Task instructions — Go through the records and extract every line with the word "this".

═════ Task data ═════

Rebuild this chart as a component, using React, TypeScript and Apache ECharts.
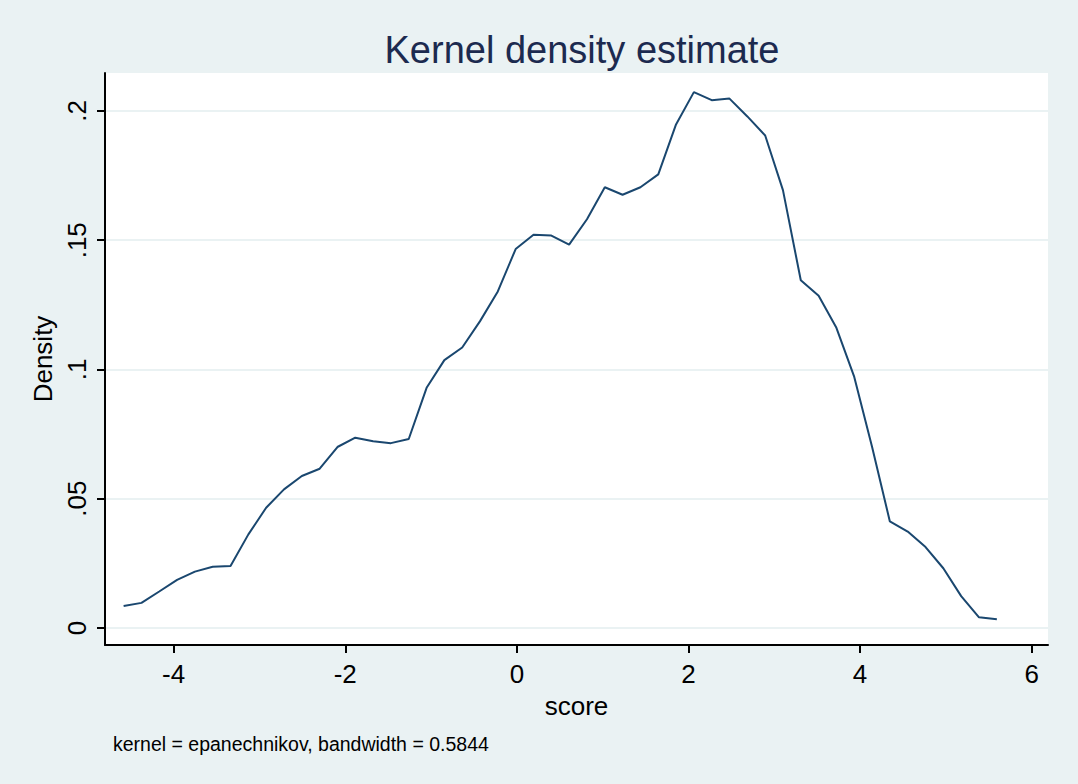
import React, { useEffect, useRef } from "react";
import * as echarts from "echarts";

const scoreX = [
  -4.583, -4.375, -4.168, -3.96, -3.752, -3.545, -3.337, -3.129, -2.922, -2.714,
  -2.506, -2.298, -2.091, -1.883, -1.675, -1.468, -1.26, -1.052, -0.845, -0.637,
  -0.429, -0.222, -0.014, 0.194, 0.402, 0.609, 0.817, 1.025, 1.232, 1.44,
  1.648, 1.855, 2.063, 2.271, 2.478, 2.686, 2.894, 3.101, 3.309, 3.517,
  3.724, 3.932, 4.14, 4.347, 4.555, 4.763, 4.97, 5.178, 5.386, 5.594,
];
const densityY = [
  0.0085, 0.0097, 0.0141, 0.0186, 0.0218, 0.0237, 0.024, 0.0362, 0.0465, 0.0536,
  0.0588, 0.0616, 0.07, 0.0736, 0.0722, 0.0715, 0.0731, 0.0929, 0.1036, 0.1085,
  0.1187, 0.1302, 0.1466, 0.1521, 0.1518, 0.1483, 0.1581, 0.1705, 0.1676, 0.1705,
  0.1755, 0.1948, 0.2073, 0.2042, 0.2048, 0.1979, 0.1905, 0.1694, 0.1345, 0.1285,
  0.1161, 0.0971, 0.07, 0.0412, 0.0373, 0.0313, 0.0231, 0.0123, 0.0041, 0.0034,
];
const xTicks = [-4, -2, 0, 2, 4, 6];
const yTicks = [0, 0.05, 0.1, 0.15, 0.2];
const yTickLabels = ["0", ".05", ".1", ".15", ".2"];

const FONT = "'Liberation Sans', Helvetica, Arial, sans-serif";

export default function App() {
  const ref = useRef<HTMLDivElement>(null);
  useEffect(() => {
    if (!ref.current) return;
    const chart = echarts.init(ref.current, undefined, { renderer: "svg" });
    const data = scoreX.map((x, i) => [x, densityY[i]]);
    chart.setOption({
      animation: false,
      backgroundColor: "#EAF2F3",
      textStyle: { fontFamily: FONT },
      title: [
        {
          text: "Kernel density estimate",
          left: 577,
          top: 26,
          textAlign: "center",
          textStyle: { fontFamily: FONT, fontSize: 38, fontWeight: "normal", color: "#1c2a4f" },
        },
        {
          text: "kernel = epanechnikov, bandwidth = 0.5844",
          left: 108,
          top: 729,
          textStyle: { fontFamily: FONT, fontSize: 19.5, fontWeight: "normal", color: "#000" },
        },
      ],
      grid: {
        left: 105,
        top: 73,
        right: 30,
        bottom: 139,
        show: true,
        backgroundColor: "#ffffff",
        borderWidth: 0,
      },
      xAxis: {
        type: "value",
        min: -4.8,
        max: 6.19,
        name: "score",
        nameLocation: "middle",
        nameGap: 48,
        nameTextStyle: { fontFamily: FONT, fontSize: 26, color: "#000" },
        axisLine: { show: true, onZero: false, lineStyle: { color: "#000", width: 2 } },
        axisTick: { show: true, length: 8, lineStyle: { color: "#000", width: 2 }, customValues: xTicks },
        axisLabel: {
          customValues: xTicks,
          fontFamily: FONT,
          fontSize: 26,
          color: "#000",
          margin: 16,
          formatter: (v: number) => String(v),
        },
        splitLine: { show: false },
      },
      yAxis: {
        type: "value",
        min: -0.0066,
        max: 0.2147,
        name: "Density",
        nameLocation: "middle",
        nameGap: 41,
        nameRotate: 90,
        nameTextStyle: { fontFamily: FONT, fontSize: 26, color: "#000" },
        axisLine: { show: true, onZero: false, lineStyle: { color: "#000", width: 2 } },
        axisTick: { show: true, length: 8, lineStyle: { color: "#000", width: 2 }, customValues: yTicks },
        axisLabel: {
          customValues: yTicks,
          rotate: 90,
          fontFamily: FONT,
          fontSize: 26,
          color: "#000",
          margin: 15,
          formatter: (v: number) => {
            const idx = yTicks.findIndex((t) => Math.abs(t - v) < 1e-9);
            return idx >= 0 ? yTickLabels[idx] : "";
          },
        },
        splitLine: { show: true, lineStyle: { color: "#EAF2F3", width: 2 } },
      },
      series: [
        {
          type: "line",
          data,
          showSymbol: false,
          symbol: "none",
          lineStyle: { color: "#1a476f", width: 2 },
        },
      ],
    });
    return () => chart.dispose();
  }, []);
  return <div ref={ref} style={{ position: "absolute", left: 0, top: 0, width: 1078, height: 784 }} />;
}
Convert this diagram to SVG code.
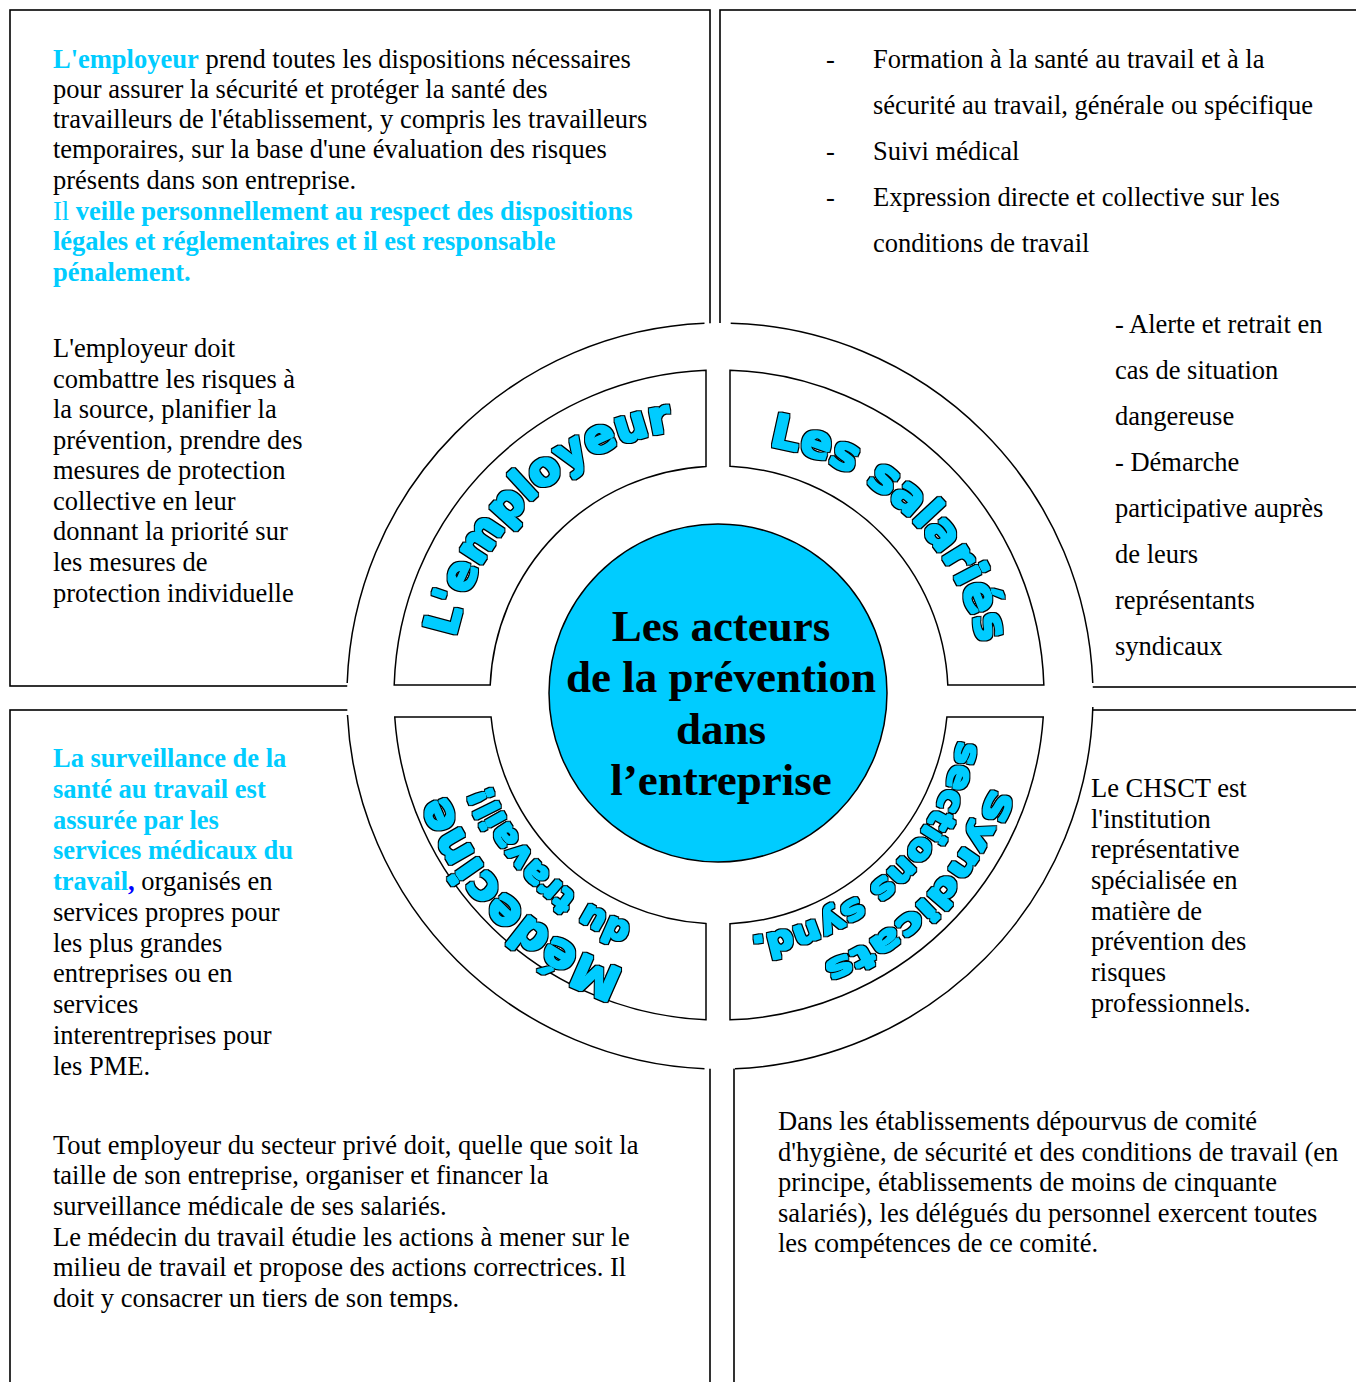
<svg xmlns="http://www.w3.org/2000/svg" width="1356" height="1382" viewBox="0 0 1356 1382">
<style>
.box{fill:none;stroke:#000;stroke-width:1.6}
.p{font-family:"Liberation Serif","Times New Roman",serif;font-size:26.5px;fill:#000}
.cy{fill:#00CCFF}
.b{font-weight:bold}
.ring{fill:none;stroke:#000;stroke-width:1.5}
.sector{fill:#fff;stroke:#000;stroke-width:1.5}
.wa{font-family:"DejaVu Sans",sans-serif;font-weight:bold;fill:#00CCFF;filter:url(#waf)}
.title{font-family:"Liberation Serif","Times New Roman",serif;font-size:45px;font-weight:bold;fill:#000;text-anchor:middle}
</style>
<defs>
<filter id="waf" filterUnits="userSpaceOnUse" x="0" y="0" width="1356" height="1382" color-interpolation-filters="sRGB">
<feMorphology in="SourceAlpha" operator="dilate" radius="2.2" result="o"/>
<feFlood flood-color="#000" result="k"/>
<feComposite in="k" in2="o" operator="in" result="ko"/>
<feMorphology in="SourceGraphic" operator="dilate" radius="0.7" result="f"/>
<feMerge><feMergeNode in="ko"/><feMergeNode in="f"/></feMerge>
</filter>
<path id="arcEmp" d="M 457.2 751.2 A 262 262 0 0 1 786.4 438.8"/>
<path id="arcSal" d="M 653.6 453.5 A 257.5 257.5 0 0 1 978.7 758.8"/>
<path id="arcMed" d="M 797 975.3 A 291 291 0 0 1 437.2 622.4"/>
<path id="arcTrav" d="M 783.7 932.3 A 246 246 0 0 1 481.1 632.4"/>
<path id="arcSynd" d="M 995.6 614.6 A 288 288 0 0 1 650.3 974.7"/>
<path id="arcSect" d="M 956.4 638.7 A 244 244 0 0 1 649.1 928.8"/>
</defs>
<rect width="1356" height="1382" fill="#fff"/>

<g id="box-employeur">
<rect class="box" x="10" y="10" width="700" height="676"/>
<text class="p" x="53" y="68"><tspan class="cy b">L'employeur</tspan> prend toutes les dispositions nécessaires</text>
<text class="p" x="53" y="98">pour assurer la sécurité et protéger la santé des</text>
<text class="p" x="53" y="128">travailleurs de l'établissement, y compris les travailleurs</text>
<text class="p" x="53" y="158">temporaires, sur la base d'une évaluation des risques</text>
<text class="p" x="53" y="189">présents dans son entreprise.</text>
<text class="p cy" x="53" y="220">Il <tspan class="b">veille personnellement au respect des dispositions</tspan></text>
<text class="p cy b" x="53" y="250">légales et réglementaires et il est responsable</text>
<text class="p cy b" x="53" y="281">pénalement.</text>
<text class="p" x="53" y="357">L'employeur doit</text>
<text class="p" x="53" y="388">combattre les risques à</text>
<text class="p" x="53" y="418">la source, planifier la</text>
<text class="p" x="53" y="449">prévention, prendre des</text>
<text class="p" x="53" y="479">mesures de protection</text>
<text class="p" x="53" y="510">collective en leur</text>
<text class="p" x="53" y="540">donnant la priorité sur</text>
<text class="p" x="53" y="571">les mesures de</text>
<text class="p" x="53" y="602">protection individuelle</text>
</g>

<g id="box-salaries">
<rect class="box" x="720" y="10" width="700" height="677"/>
<text class="p" x="826" y="68">-</text>
<text class="p" x="873" y="68">Formation à la santé au travail et à la</text>
<text class="p" x="873" y="114">sécurité au travail, générale ou spécifique</text>
<text class="p" x="826" y="160">-</text>
<text class="p" x="873" y="160">Suivi médical</text>
<text class="p" x="826" y="206">-</text>
<text class="p" x="873" y="206">Expression directe et collective sur les</text>
<text class="p" x="873" y="252">conditions de travail</text>
<text class="p" x="1115" y="333">- Alerte et retrait en</text>
<text class="p" x="1115" y="379">cas de situation</text>
<text class="p" x="1115" y="425">dangereuse</text>
<text class="p" x="1115" y="471">- Démarche</text>
<text class="p" x="1115" y="517">participative auprès</text>
<text class="p" x="1115" y="563">de leurs</text>
<text class="p" x="1115" y="609">représentants</text>
<text class="p" x="1115" y="655">syndicaux</text>
</g>

<g id="box-medecine">
<rect class="box" x="10" y="710" width="700" height="720"/>
<text class="p cy b" x="53" y="767">La surveillance de la</text>
<text class="p cy b" x="53" y="798">santé au travail est</text>
<text class="p cy b" x="53" y="829">assurée par les</text>
<text class="p cy b" x="53" y="859">services médicaux du</text>
<text class="p" x="53" y="890"><tspan class="cy b">travail</tspan><tspan class="b" fill="#0000FF">,</tspan> organisés en</text>
<text class="p" x="53" y="921">services propres pour</text>
<text class="p" x="53" y="952">les plus grandes</text>
<text class="p" x="53" y="982">entreprises ou en</text>
<text class="p" x="53" y="1013">services</text>
<text class="p" x="53" y="1044">interentreprises pour</text>
<text class="p" x="53" y="1075">les PME.</text>
<text class="p" x="53" y="1154">Tout employeur du secteur privé doit, quelle que soit la</text>
<text class="p" x="53" y="1184">taille de son entreprise, organiser et financer la</text>
<text class="p" x="53" y="1215">surveillance médicale de ses salariés.</text>
<text class="p" x="53" y="1246">Le médecin du travail étudie les actions à mener sur le</text>
<text class="p" x="53" y="1276">milieu de travail et propose des actions correctrices. Il</text>
<text class="p" x="53" y="1307">doit y consacrer un tiers de son temps.</text>
</g>

<g id="box-syndicats">
<rect class="box" x="734" y="710" width="700" height="720"/>
<text class="p" x="1091" y="797">Le CHSCT est</text>
<text class="p" x="1091" y="828">l'institution</text>
<text class="p" x="1091" y="858">représentative</text>
<text class="p" x="1091" y="889">spécialisée en</text>
<text class="p" x="1091" y="920">matière de</text>
<text class="p" x="1091" y="950">prévention des</text>
<text class="p" x="1091" y="981">risques</text>
<text class="p" x="1091" y="1012">professionnels.</text>
<text class="p" x="778" y="1130">Dans les établissements dépourvus de comité</text>
<text class="p" x="778" y="1161">d'hygiène, de sécurité et des conditions de travail (en</text>
<text class="p" x="778" y="1191">principe, établissements de moins de cinquante</text>
<text class="p" x="778" y="1222">salariés), les délégués du personnel exercent toutes</text>
<text class="p" x="778" y="1252">les compétences de ce comité.</text>
</g>

<g id="outer-ring">
<circle cx="720" cy="696" r="373" fill="#fff"/>
<path class="ring" d="M 347.2 683 A 373 373 0 0 1 704.5 323.3"/>
<path class="ring" d="M 730.7 323.15 A 373 373 0 0 1 1092.77 683"/>
<path class="ring" d="M 1092.84 707 A 373 373 0 0 1 735 1068.7"/>
<path class="ring" d="M 704.5 1068.68 A 373 373 0 0 1 347.48 715"/>
</g>

<g id="sector-employeur">
<path class="sector" d="M 394.2 685 A 325 325 0 0 1 706 370.3 L 706 466.4 A 229 229 0 0 0 490.2 685 Z"/>
<text class="wa" font-size="46"><textPath href="#arcEmp" startOffset="50%" text-anchor="middle">L'employeur</textPath></text>
</g>

<g id="sector-salaries">
<path class="sector" d="M 730 370.2 A 325 325 0 0 1 1043.85 685 L 947.8 685 A 229 229 0 0 0 730 466.3 Z"/>
<text class="wa" font-size="46"><textPath href="#arcSal" startOffset="50%" text-anchor="middle">Les salariés</textPath></text>
</g>

<g id="sector-medecine">
<path class="sector" d="M 706 923.6 A 229 229 0 0 1 491.06 717 L 394.75 717 A 325 325 0 0 0 706 1019.7 Z"/>
<text class="wa" font-size="48"><textPath href="#arcMed" startOffset="50%" text-anchor="middle">Médecine</textPath></text>
<text class="wa" font-size="35"><textPath href="#arcTrav" startOffset="50%" text-anchor="middle">du travail!</textPath></text>
</g>

<g id="sector-syndicats">
<path class="sector" d="M 730 923.7 L 730 1019.8 A 325 325 0 0 0 1043.25 717 L 946.9 717 A 229 229 0 0 1 730 923.7 Z"/>
<text class="wa" font-size="33"><textPath href="#arcSynd" startOffset="50%" text-anchor="middle" textLength="252" lengthAdjust="spacingAndGlyphs">Syndicats</textPath></text>
<text class="wa" font-size="34"><textPath href="#arcSect" startOffset="50%" text-anchor="middle" textLength="306" lengthAdjust="spacingAndGlyphs">sections synd.</textPath></text>
</g>

<g id="center">
<circle cx="718" cy="693" r="169" fill="#00CCFF" stroke="#000" stroke-width="1.5"/>
<text class="title" x="721" y="640.5">Les acteurs</text>
<text class="title" x="721" y="692">de la prévention</text>
<text class="title" x="721" y="743.5">dans</text>
<text class="title" x="721" y="795">l’entreprise</text>
</g>

<g id="connectors"></g>
</svg>
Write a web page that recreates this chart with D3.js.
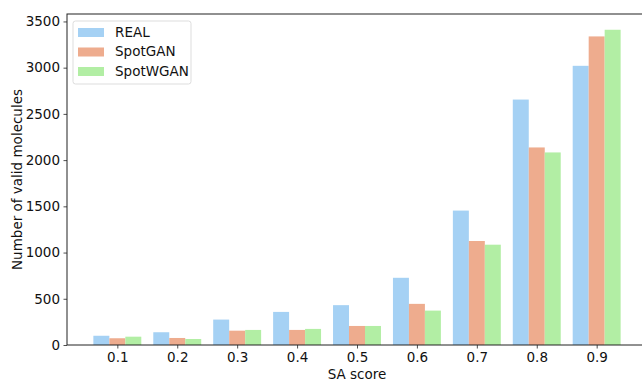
<!DOCTYPE html>
<html>
<head>
<meta charset="utf-8">
<script src="https://cdn.jsdelivr.net/npm/d3@7"></script>
<style>
  body { margin: 0; background: #fff; }
  text { font-family: "DejaVu Sans", sans-serif; }
</style>
</head>
<body>
<script>
// 基本设置
const width = 642;
const height = 381;
const marginTop = 14;
const marginLeft = 67;
const plotRight = 647;   // the right edge is cut off by the picture
const zeroY = 345;
const fontSize = 13.5;

// data
const categories = ["0.1", "0.2", "0.3", "0.4", "0.5", "0.6", "0.7", "0.8", "0.9"];
const seriesNames = ["REAL", "SpotGAN", "SpotWGAN"];
const realValues = [100, 138, 275, 358, 431, 727, 1454, 2655, 3020];
const spotGanValues = [73, 76, 155, 163, 206, 445, 1125, 2137, 3338];
const spotWganValues = [90, 65, 163, 174, 206, 372, 1085, 2083, 3410];
const yTicks = [0, 500, 1000, 1500, 2000, 2500, 3000, 3500];
const colors = ["#a5d1f4", "#eeac8e", "#b2eea4"];

const series = [realValues, spotGanValues, spotWganValues];
const rows = categories.map((c, i) => ({
  cat: c, idx: i,
  values: series.map((s, k) => ({ name: seriesNames[k], value: s[i], k: k }))
}));

const svg = d3.select('body')
  .append('svg')
  .attr('width', width)
  .attr('height', height);

// x in category index units, matplotlib style 5% margins
const x = d3.scaleLinear()
  .domain([-0.84, categories.length - 1 + 0.84])
  .range([marginLeft, plotRight]);

const inner = d3.scaleBand()
  .domain(seriesNames)
  .range([-0.4, 0.4]);

const yMax = d3.max(series.flat()) * 1.05;
const y = d3.scaleLinear()
  .domain([0, yMax])
  .range([zeroY, marginTop]);

// bars
const groups = svg.append('g')
  .selectAll('g')
  .data(rows)
  .join('g');

groups.selectAll('rect')
  .data(d => d.values.map(v => Object.assign({ idx: d.idx }, v)))
  .join('rect')
  .attr('x', d => x(d.idx + inner(d.name)))
  .attr('width', d => x(inner.bandwidth()) - x(0))
  .attr('y', d => y(d.value))
  .attr('height', d => y(0) - y(d.value))
  .attr('fill', d => colors[d.k]);

// axes
const xAxis = d3.axisBottom(x)
  .tickValues(d3.range(categories.length))
  .tickFormat(i => categories[i])
  .tickSize(3.5)
  .tickPadding(3.5);

const gx = svg.append('g')
  .attr('transform', `translate(0,${y(0)})`)
  .call(xAxis);

const yAxis = d3.axisLeft(y)
  .tickValues(yTicks)
  .tickFormat(d3.format('d'))
  .tickSize(3.5)
  .tickPadding(3.5);

const gy = svg.append('g')
  .attr('transform', `translate(${marginLeft},0)`)
  .call(yAxis);

[gx, gy].forEach(g => {
  g.select('.domain').remove();
  g.selectAll('.tick line').attr('stroke', '#222').attr('stroke-width', 0.8);
  g.selectAll('.tick text')
    .attr('fill', '#111')
    .style('font-size', fontSize + 'px')
    .style('font-family', '"DejaVu Sans", sans-serif');
});

// frame (spines)
svg.append('rect')
  .attr('x', marginLeft)
  .attr('y', marginTop)
  .attr('width', plotRight - marginLeft)
  .attr('height', y(0) - marginTop)
  .attr('fill', 'none')
  .attr('stroke', '#222')
  .attr('stroke-width', 1);

// labels
svg.append('text')
  .attr('x', (marginLeft + plotRight) / 2)
  .attr('y', 379)
  .attr('text-anchor', 'middle')
  .style('font-size', fontSize + 'px')
  .attr('fill', '#111')
  .text('SA score');

svg.append('text')
  .attr('transform', `translate(22,${(marginTop + y(0)) / 2}) rotate(-90)`)
  .attr('text-anchor', 'middle')
  .style('font-size', fontSize + 'px')
  .attr('fill', '#111')
  .text('Number of valid molecules');

// legend
const legend = svg.append('g')
  .attr('transform', 'translate(73,21)');

legend.append('rect')
  .attr('width', 118)
  .attr('height', 63)
  .attr('rx', 2.5)
  .attr('fill', 'rgba(255,255,255,0.8)')
  .attr('stroke', '#ddd')
  .attr('stroke-width', 1);

const items = legend.selectAll('g.item')
  .data(seriesNames)
  .join('g')
  .attr('class', 'item')
  .attr('transform', (d, i) => `translate(0,${11 + i * 19.5})`);

items.append('rect')
  .attr('x', 5)
  .attr('y', -4)
  .attr('width', 26)
  .attr('height', 9)
  .attr('fill', (d, i) => colors[i]);

items.append('text')
  .attr('x', 42)
  .attr('y', 0)
  .attr('dy', '0.36em')
  .style('font-size', fontSize + 'px')
  .attr('fill', '#111')
  .text(d => d);
</script>
</body>
</html>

═════

Result below —
Rebuild this chart as a component, using React, TypeScript and Apache ECharts.
Convert this diagram to SVG code.
Write a web page that recreates this chart with D3.js.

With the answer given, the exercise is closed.